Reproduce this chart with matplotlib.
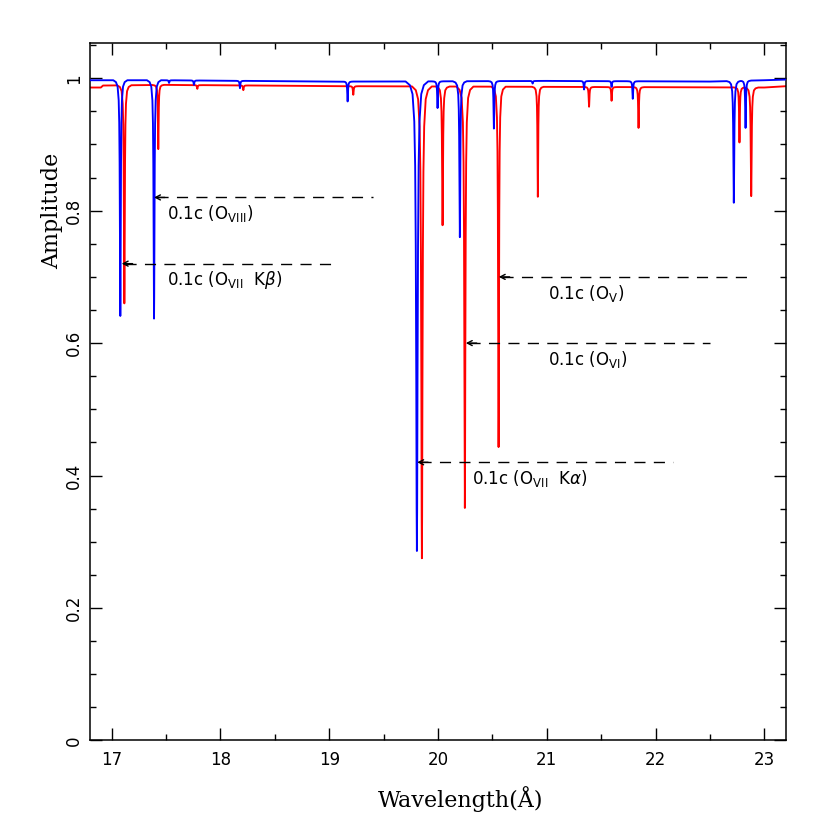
import numpy as np
import matplotlib
matplotlib.use("Agg")
import matplotlib.pyplot as plt
from matplotlib.ticker import MultipleLocator, FuncFormatter

# ---------------- data ----------------
# absorption-line centres (Angstrom), line minima (amplitude), line widths (Angstrom)
blue_centers = [17.079, 17.389, 17.527, 17.756, 18.179, 19.169, 19.806, 19.996,
                20.201, 20.514, 20.870, 21.343, 21.596, 21.791, 22.720, 22.828]
blue_minima = [0.641, 0.637, 0.993, 0.990, 0.985, 0.965, 0.286, 0.955,
               0.760, 0.924, 0.992, 0.983, 0.987, 0.969, 0.812, 0.925]
blue_widths = [0.005, 0.005, 0.004, 0.004, 0.004, 0.004, 0.008, 0.004,
               0.005, 0.004, 0.004, 0.004, 0.004, 0.004, 0.005, 0.004]

red_centers = [17.116, 17.428, 17.787, 18.210, 19.221, 19.852, 20.042, 20.247,
               20.557, 20.918, 21.389, 21.596, 21.844, 22.772, 22.880]
red_minima = [0.660, 0.893, 0.984, 0.982, 0.975, 0.275, 0.778, 0.351,
              0.443, 0.821, 0.957, 0.966, 0.925, 0.903, 0.822]
red_widths = [0.005, 0.004, 0.004, 0.004, 0.004, 0.007, 0.005, 0.006,
              0.005, 0.004, 0.004, 0.004, 0.004, 0.004, 0.005]

# continuum levels
blue_cont_wave = [16.80, 17.50, 19.00, 19.50, 21.00, 22.50, 23.00, 23.20]
blue_cont_amp = [0.997, 0.997, 0.995, 0.995, 0.996, 0.995, 0.997, 0.998]
red_cont_wave = [16.80, 16.90, 16.92, 17.50, 19.20, 21.00, 23.00, 23.20]
red_cont_amp = [0.986, 0.986, 0.989, 0.990, 0.988, 0.987, 0.986, 0.988]

# annotations: arrow tip wavelength, level, dash end, label position and text
ann_tip = [17.389, 17.092, 20.559, 20.256, 19.809]
ann_level = [0.82, 0.72, 0.70, 0.60, 0.42]
ann_end = [19.40, 19.02, 22.90, 22.50, 22.16]
ann_text_x = [17.505, 17.505, 21.007, 21.007, 20.31]
ann_text_y = [0.796, 0.695, 0.675, 0.5755, 0.396]
ann_labels = [r'0.1c (O$_{\rm VIII}$)', r'0.1c (O$_{\rm VII}$  K$\beta$)',
              r'0.1c (O$_{\rm V}$)', r'0.1c (O$_{\rm VI}$)',
              r'0.1c (O$_{\rm VII}$  K$\alpha$)']

# ---------------- line-shape template (style) ----------------
PROFILE_K = np.array([-13, -8, -5, -3, -2, -1.3, -0.7, -0.3, 0, 0.3, 0.7, 1.3, 2, 3, 5, 8, 13])
PROFILE_F = np.array([0.0, 0.008, 0.027, 0.085, 0.18, 0.35, 0.64, 0.91, 1.0,
                      0.91, 0.64, 0.35, 0.18, 0.085, 0.027, 0.008, 0.0])


def spectrum(centers, minima, widths, cw, ca):
    xs = [np.asarray(cw, float)]
    for c, w in zip(centers, widths):
        xs.append(c + w * PROFILE_K)
    x = np.unique(np.concatenate(xs))
    y = np.interp(x, cw, ca)
    for c, m, w in zip(centers, minima, widths):
        d = np.interp(c, cw, ca) - m
        y -= d * np.interp(x, c + w * PROFILE_K, PROFILE_F, left=0, right=0)
    return x, y


fig = plt.figure(figsize=(8.3, 8.3), dpi=100)
ax = fig.add_axes([0.1084, 0.108, 0.8386, 0.840])

xr, yr = spectrum(red_centers, red_minima, red_widths, red_cont_wave, red_cont_amp)
xb, yb = spectrum(blue_centers, blue_minima, blue_widths, blue_cont_wave, blue_cont_amp)
ax.plot(xr, yr, color='#ff0000', lw=1.35, zorder=2)
ax.plot(xb, yb, color='#0000ff', lw=1.35, zorder=3)

for tip, lev, end, tx, ty, lab in zip(ann_tip, ann_level, ann_end, ann_text_x, ann_text_y, ann_labels):
    ax.plot([tip + 0.03, end], [lev, lev], color='black', lw=1.0,
            linestyle=(0, (8, 6)), zorder=4)
    ax.annotate('', xy=(tip, lev), xytext=(tip + 0.1, lev),
                arrowprops=dict(arrowstyle='->,head_length=0.35,head_width=0.18',
                                color='black', lw=1.0, shrinkA=0, shrinkB=0), zorder=5)
    ax.text(tx, ty, lab, fontsize=12, ha='left', va='center', family='DejaVu Sans')

ax.set_xlim(16.8, 23.2)
ax.set_ylim(0, 1.053)
ax.xaxis.set_major_locator(MultipleLocator(1))
ax.xaxis.set_minor_locator(MultipleLocator(0.5))
ax.yaxis.set_major_locator(MultipleLocator(0.2))
ax.yaxis.set_minor_locator(MultipleLocator(0.05))
ax.yaxis.set_major_formatter(FuncFormatter(lambda v, p: '%g' % round(v, 2)))
ax.tick_params(which='both', direction='in', top=True, right=True, width=1.0)
ax.tick_params(which='major', length=8.5)
ax.tick_params(which='minor', length=4.3)
ax.tick_params(axis='x', which='major', pad=8, labelsize=12)
ax.tick_params(axis='y', which='major', pad=5, labelsize=12, labelrotation=90)
for lab in ax.get_yticklabels():
    lab.set_va('center')
for lab in ax.get_xticklabels() + ax.get_yticklabels():
    lab.set_family('DejaVu Sans')
for s in ax.spines.values():
    s.set_linewidth(1.1)

ax.set_xlabel('Wavelength(Å)', family='DejaVu Serif', fontsize=16)
ax.set_ylabel('Amplitude', family='DejaVu Serif', fontsize=16)
ax.xaxis.set_label_coords(0.533, -0.066)
ax.yaxis.set_label_coords(-0.039, 0.76)

fig.savefig('out.png', dpi=100)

Aim – From the top of the listing above, repeat each line exactly until you reach the line containing "from matplotlib.ticker import", and repeat that one too. Leave the pictures out.

Solution to this problem –
Reproduce this chart with matplotlib.
import numpy as np
import matplotlib
matplotlib.use("Agg")
import matplotlib.pyplot as plt
from matplotlib.ticker import MultipleLocator, FuncFormatter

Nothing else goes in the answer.